There is the concept of just you, and the Road. Not Cormac McCarthy’s Road, with a shopping trolley and a gun with half as many bullets as wanton suicide victims. And I’m definitely not going to go hug the nearest patch of tarmac. The open road, the concept of absolute freedom. Travelling with no real purpose, but no real constraint either: ultimate independence.

On the Road has the ever-present theme of youth. The arrogance of youth, the excitement of youth, the ragged and ecstatic joy of youth! Sal Paradise and Moriarty are young, ‘tremendously excited with life’, and believe that ‘the world belongs to them because they are poor’. It is dangerous stuff. It reads so well, it almost excites you to seize the day, and get out now. While you still can. But the world has changed, and I don’t think it quite works that way anymore.

And the theme of these very pages. Travelling. The world is a book, and those who don’t travel read only a page! I understand that a lot of people don’t want to travel, but in tying with my last post, sometimes we just have to ignore the voices that say no and just take the plunge. As I travel, I will post, and for some that will suffice.

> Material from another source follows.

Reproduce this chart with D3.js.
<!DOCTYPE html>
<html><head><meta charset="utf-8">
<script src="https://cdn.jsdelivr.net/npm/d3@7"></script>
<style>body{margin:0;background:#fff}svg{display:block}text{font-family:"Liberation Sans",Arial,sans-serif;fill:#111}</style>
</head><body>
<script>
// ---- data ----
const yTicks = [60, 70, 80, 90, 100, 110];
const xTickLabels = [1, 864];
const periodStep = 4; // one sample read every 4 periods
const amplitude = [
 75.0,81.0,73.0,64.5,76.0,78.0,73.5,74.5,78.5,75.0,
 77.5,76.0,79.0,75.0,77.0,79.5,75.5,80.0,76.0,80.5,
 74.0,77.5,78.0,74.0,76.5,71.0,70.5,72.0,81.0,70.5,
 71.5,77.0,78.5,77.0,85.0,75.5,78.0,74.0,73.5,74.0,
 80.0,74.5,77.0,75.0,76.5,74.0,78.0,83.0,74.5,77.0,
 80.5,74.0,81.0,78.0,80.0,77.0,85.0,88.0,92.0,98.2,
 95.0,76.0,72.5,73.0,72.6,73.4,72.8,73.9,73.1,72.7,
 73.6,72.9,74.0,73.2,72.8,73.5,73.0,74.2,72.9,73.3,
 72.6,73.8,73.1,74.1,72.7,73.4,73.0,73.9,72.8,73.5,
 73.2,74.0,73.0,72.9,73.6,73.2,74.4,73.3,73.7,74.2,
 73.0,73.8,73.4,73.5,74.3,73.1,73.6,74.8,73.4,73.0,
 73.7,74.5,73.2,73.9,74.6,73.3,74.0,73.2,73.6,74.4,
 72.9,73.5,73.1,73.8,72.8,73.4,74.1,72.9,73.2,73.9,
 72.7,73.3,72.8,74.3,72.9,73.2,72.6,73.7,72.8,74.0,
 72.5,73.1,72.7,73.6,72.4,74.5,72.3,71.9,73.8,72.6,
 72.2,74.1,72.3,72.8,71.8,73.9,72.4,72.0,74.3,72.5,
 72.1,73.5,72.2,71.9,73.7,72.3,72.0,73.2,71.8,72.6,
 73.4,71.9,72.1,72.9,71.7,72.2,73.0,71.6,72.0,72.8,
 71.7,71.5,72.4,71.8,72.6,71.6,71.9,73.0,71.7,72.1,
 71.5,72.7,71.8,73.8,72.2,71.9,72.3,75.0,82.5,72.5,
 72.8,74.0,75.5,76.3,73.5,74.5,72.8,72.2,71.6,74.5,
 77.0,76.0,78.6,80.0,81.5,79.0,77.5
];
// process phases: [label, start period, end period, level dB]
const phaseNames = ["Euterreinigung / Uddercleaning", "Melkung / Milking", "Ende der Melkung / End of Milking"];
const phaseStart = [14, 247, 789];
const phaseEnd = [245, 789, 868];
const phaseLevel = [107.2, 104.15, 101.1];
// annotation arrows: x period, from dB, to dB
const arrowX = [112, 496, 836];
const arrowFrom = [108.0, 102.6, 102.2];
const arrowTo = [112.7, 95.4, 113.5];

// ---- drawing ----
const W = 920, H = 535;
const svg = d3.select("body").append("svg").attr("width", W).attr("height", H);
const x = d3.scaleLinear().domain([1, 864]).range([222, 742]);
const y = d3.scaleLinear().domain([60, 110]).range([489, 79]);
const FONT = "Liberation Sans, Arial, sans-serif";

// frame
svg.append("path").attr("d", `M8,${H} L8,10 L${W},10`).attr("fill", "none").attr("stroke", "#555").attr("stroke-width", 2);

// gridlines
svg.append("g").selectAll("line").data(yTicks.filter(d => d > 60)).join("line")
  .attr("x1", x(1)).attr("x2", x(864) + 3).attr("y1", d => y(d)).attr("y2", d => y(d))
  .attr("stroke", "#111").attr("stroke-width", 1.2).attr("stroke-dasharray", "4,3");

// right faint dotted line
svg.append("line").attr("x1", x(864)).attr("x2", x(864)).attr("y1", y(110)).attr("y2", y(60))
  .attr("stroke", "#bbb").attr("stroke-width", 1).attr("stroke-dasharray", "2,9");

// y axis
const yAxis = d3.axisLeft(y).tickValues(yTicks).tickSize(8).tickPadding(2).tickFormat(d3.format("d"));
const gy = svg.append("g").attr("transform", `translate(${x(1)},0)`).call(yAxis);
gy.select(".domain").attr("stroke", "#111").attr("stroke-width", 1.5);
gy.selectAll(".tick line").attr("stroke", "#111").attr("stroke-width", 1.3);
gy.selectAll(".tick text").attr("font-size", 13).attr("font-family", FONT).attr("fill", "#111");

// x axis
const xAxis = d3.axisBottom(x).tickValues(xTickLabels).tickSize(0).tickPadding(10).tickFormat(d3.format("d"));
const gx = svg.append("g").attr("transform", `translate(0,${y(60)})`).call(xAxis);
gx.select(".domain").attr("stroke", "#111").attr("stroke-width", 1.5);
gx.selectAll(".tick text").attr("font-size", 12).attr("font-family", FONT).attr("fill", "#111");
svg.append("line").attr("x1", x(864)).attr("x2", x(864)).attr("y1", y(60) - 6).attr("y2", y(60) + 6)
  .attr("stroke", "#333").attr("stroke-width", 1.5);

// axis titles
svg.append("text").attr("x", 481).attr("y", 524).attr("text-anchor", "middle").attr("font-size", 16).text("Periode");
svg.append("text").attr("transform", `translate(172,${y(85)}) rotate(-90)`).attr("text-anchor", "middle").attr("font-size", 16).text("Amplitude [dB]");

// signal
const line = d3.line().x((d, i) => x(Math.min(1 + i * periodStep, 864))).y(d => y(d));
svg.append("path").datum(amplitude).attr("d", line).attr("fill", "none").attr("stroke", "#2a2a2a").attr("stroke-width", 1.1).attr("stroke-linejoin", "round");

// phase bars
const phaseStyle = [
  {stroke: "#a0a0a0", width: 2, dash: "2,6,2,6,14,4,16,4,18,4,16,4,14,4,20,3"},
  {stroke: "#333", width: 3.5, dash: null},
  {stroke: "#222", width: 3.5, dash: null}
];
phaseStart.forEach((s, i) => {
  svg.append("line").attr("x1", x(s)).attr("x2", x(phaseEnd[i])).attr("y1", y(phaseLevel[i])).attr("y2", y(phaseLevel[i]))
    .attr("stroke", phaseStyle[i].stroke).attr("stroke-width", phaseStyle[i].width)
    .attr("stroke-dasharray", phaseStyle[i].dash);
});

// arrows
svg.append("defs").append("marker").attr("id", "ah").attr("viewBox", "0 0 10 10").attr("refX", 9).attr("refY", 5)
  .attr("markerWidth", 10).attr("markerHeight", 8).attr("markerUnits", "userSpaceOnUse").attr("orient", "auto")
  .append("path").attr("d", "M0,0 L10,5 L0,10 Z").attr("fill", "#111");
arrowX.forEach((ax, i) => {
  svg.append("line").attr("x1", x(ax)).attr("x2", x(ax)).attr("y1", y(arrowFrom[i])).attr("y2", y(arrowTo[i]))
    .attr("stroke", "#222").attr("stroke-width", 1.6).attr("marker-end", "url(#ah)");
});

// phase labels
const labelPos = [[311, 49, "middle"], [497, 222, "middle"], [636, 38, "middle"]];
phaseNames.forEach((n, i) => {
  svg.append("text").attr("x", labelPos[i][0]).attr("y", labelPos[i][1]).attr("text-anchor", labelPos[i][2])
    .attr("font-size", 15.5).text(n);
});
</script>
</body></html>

In keeping with what I read, I have a lot of burgeoning ideas and ambitions. But it would do no good to take anything too far. Jack Kerouac ultimately died at the age of 47 from a lifetime of heavy drinking and living. Just because I read Walden doesn’t mean I want to live by a pond. Christopher McCandless’ ambitions outweighed his experiences. So maybe I can forge my own path, free from too much influence.

But the Road is ever enticing. And keep your eyes peeled for the film version coming out this year.